«Open Arms non si è imbattuta casualmente nel barcone coi migranti né a indicare alla ong la barca coi profughi fu Alarm Phone. La verità è che ci fu una consegna concordata perché qualcuno ha dato indicazioni precise a Open Arms molto prima della segnalazione di Alarm Phone che, peraltro, non era corretta».
È cominciata così l’arringa difensiva dell’avvocato Giulia Bongiorno, legale di Matteo Salvini al processo che vede imputato a Palermo il vicepremier e leader della Lega per sequestro di persona e rifiuto di atti di ufficio. «Bighellonando bighellonando - ha detto Bongiorno - Open Arms incontra tantissime imbarcazioni, petroliere, aerei, persino Ocean Viking che le chiedono se ha bisogno di qualcosa: non hanno bisogno di nulla: sono in attesa.
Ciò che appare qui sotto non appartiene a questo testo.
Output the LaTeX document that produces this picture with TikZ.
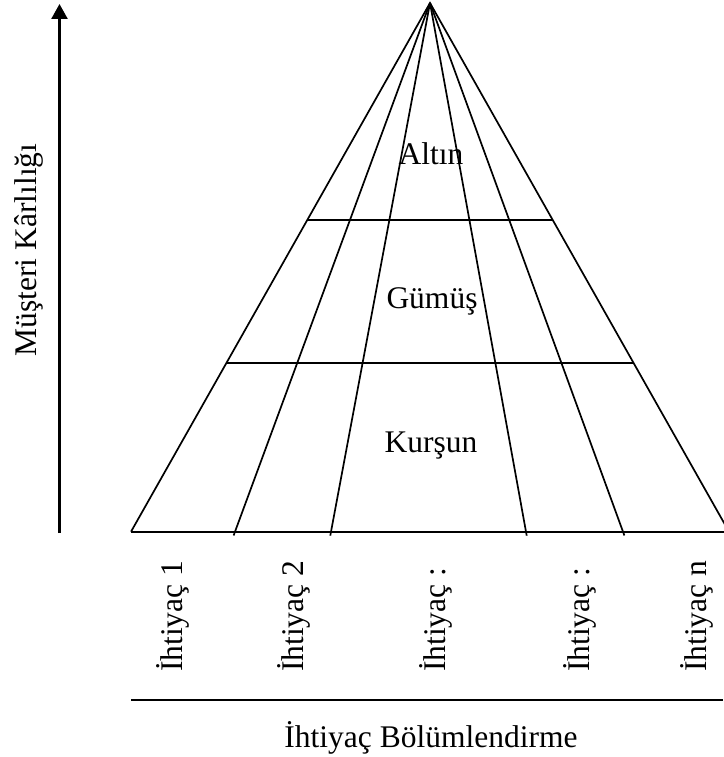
\documentclass[tikz,border=0pt]{standalone}
\usepackage{fontspec}
\setmainfont{Liberation Serif}
\usetikzlibrary{arrows.meta,calc}

\begin{document}
\begin{tikzpicture}[x=1pt,y=-1pt,
  every node/.style={inner sep=0pt,font=\fontsize{31.5}{36}\selectfont},
  edge/.style={line width=1.7pt},
  axis/.style={line width=2.2pt},
  needlabel/.style={rotate=90,anchor=base west},
  tier/.style={anchor=base}]
  \useasboundingbox (0,0) rectangle (723,757);

  % pyramid corners and the foot points of the need segments
  \coordinate (apex) at (430,3);
  \coordinate (L) at (131,531.7);
  \coordinate (R) at (729,531.7);
  \coordinate (b1) at (235,531.7);
  \coordinate (b2) at (331,531.7);
  \coordinate (b3) at (526,531.7);
  \coordinate (b4) at (623,531.7);

  % outline and base
  \draw[edge] (L) -- (apex) -- (R);
  \draw[edge] (L) -- (R);

  % segment dividers running from the apex down through the base
  \foreach \b in {b1,b2,b3,b4}
    \draw[edge,shorten >=-4pt] (apex) -- (\b);

  % tier boundaries
  \draw[edge] ($(apex)!0.4104!(L)$) -- ($(apex)!0.4104!(R)$);
  \draw[edge] ($(apex)!0.6809!(L)$) -- ($(apex)!0.6809!(R)$);

  % tier names
  \node[tier] (gold)   at (431,164) {Altın};
  \node[tier] (silver) at (432,308) {Gümüş};
  \node[tier] (lead)   at (431,452) {Kurşun};

  % profitability axis
  \coordinate (ybot) at (59.5,533);
  \coordinate (ytop) at (59.5,4);
  \draw[axis,line width=2.5pt,-{Triangle[length=15pt,width=16pt]}] (ybot) -- (ytop);
  \node[rotate=90,anchor=base] (ylab) at (36,250) {Müşteri Kârlılığı};

  % need segments along the bottom
  \node[needlabel] (n1) at (182,672) {İhtiyaç 1};
  \node[needlabel] (n2) at (303,672) {İhtiyaç 2};
  \node[needlabel] (n3) at (445,672) {İhtiyaç :};
  \node[needlabel] (n4) at (589,672) {İhtiyaç :};
  \node[needlabel] (n5) at (706,672) {İhtiyaç n};

  % segmentation axis
  \coordinate (xl) at (131,700);
  \coordinate (xr) at (723,700);
  \draw[axis] (xl) -- (xr);
  \node[tier] (xlab) at (431,747) {İhtiyaç Bölümlendirme};
\end{tikzpicture}
\end{document}
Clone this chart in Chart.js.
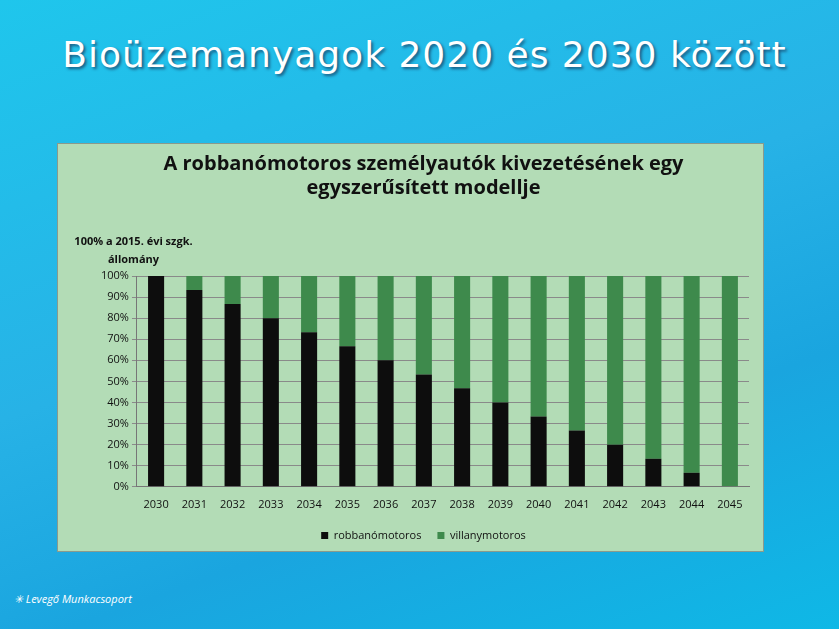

Loro dicono che bighellonava perché l’Italia non era stata chiara nel divieto».
«Tra il 9 e il 10 agosto 2019 Open Arms dice che c'è un’imbarcazione in distress», ma ha sottolineato la legale «l'imbarcazione era perfetta». Solo dopo, continua Bongiorno «improvvisamente si parla di falla, di tantissime forature, che quella barca era un colabrodo: Malta riconosce ovviamente la presenza di un pericolo, dicono a Open Arms che possono procedere e poi avrebbero fatto sbarcare i 39 migranti presi in questa situazione. Open Arms non dice nulla: Eco3 però dice che non c'è acqua in questa barca. Malta però - ha continuato Bongiorno - non viene avvisata, viene concluso il soccorso e quindi la motovedetta maltese si dirige verso Open Arms».
«Sul provvedimento del Tar è impossibile affermare che possa avere annullato completamente o in parte il decreto Salvini - ha aggiunto Bongiorno -. Il Tar dice che bisognava dare assistenza. Non mi dilungherò oltremodo e rimando alla memoria ma qui mi preme dire che in quel provvedimento, emesso in audito altera parte, l’Italia deve solo fornire assistenza, non si parla di un obbligo di sbarco».
Nelle settimane scorse l’accusa, al termine della requisitoria, ha chiesto la condanna a 6 anni di carcere per l’allora ministro dell’Interno Salvini. «Abbiamo documentato il viaggio di Open Arms - ha proseguito l'avvocato - perché a mio avviso per capire bene cosa succede dopo bisogna partire da cosa voleva Open Arms: è impossibile ipotizzare una competenza dell’Italia rispetto a questi eventi, in nessun momento li coordinavamo noi. Il 14 agosto il Tar gli ha permesso di entrare in acque territoriali, ma questo provvedimento non annulla né sospende il divieto di transito né boccia il provvedimento emesso: è impossibile affermare ciò, l’unico obiettivo del provvedimento era consentire l’ingresso nelle acque territoriali per favorirne temporaneamente l’assistenza in attesa delle discussioni successive. Lo stesso divieto prevedeva che il passaggio di Open Arms non si poteva ritenere non inoffensivo: l'Italia era chiamata solo a fornire assistenza, non si parlava di obbligo di sbarco».
E dunque, sostiene ancora l'avvocato Bongiorno, «nonostante l’Italia non avesse alcuna giurisdizione si è comunque ottemperato al provvedimento del Tar, facendo entrare la nave e continuando a prestare assistenza: da questo momento Open Arms non viene più gestita come le normali navi Ong, ma molto meglio - ha aggiunto -. Quella era una fase politica particolare, perché era in corso la caduta del governo Conte e c'era una grande attenzione a quanto stava avvenendo a Lampedusa, perché tutto era ritenuto collegato alla crisi dell’esecutivo: l’attenzione data a Open Arms è stata superiore ad altre navi sotto l’aspetto non della salute, ma dei diritti. Bisogna tenere conto soprattutto della linea politica di quel governo».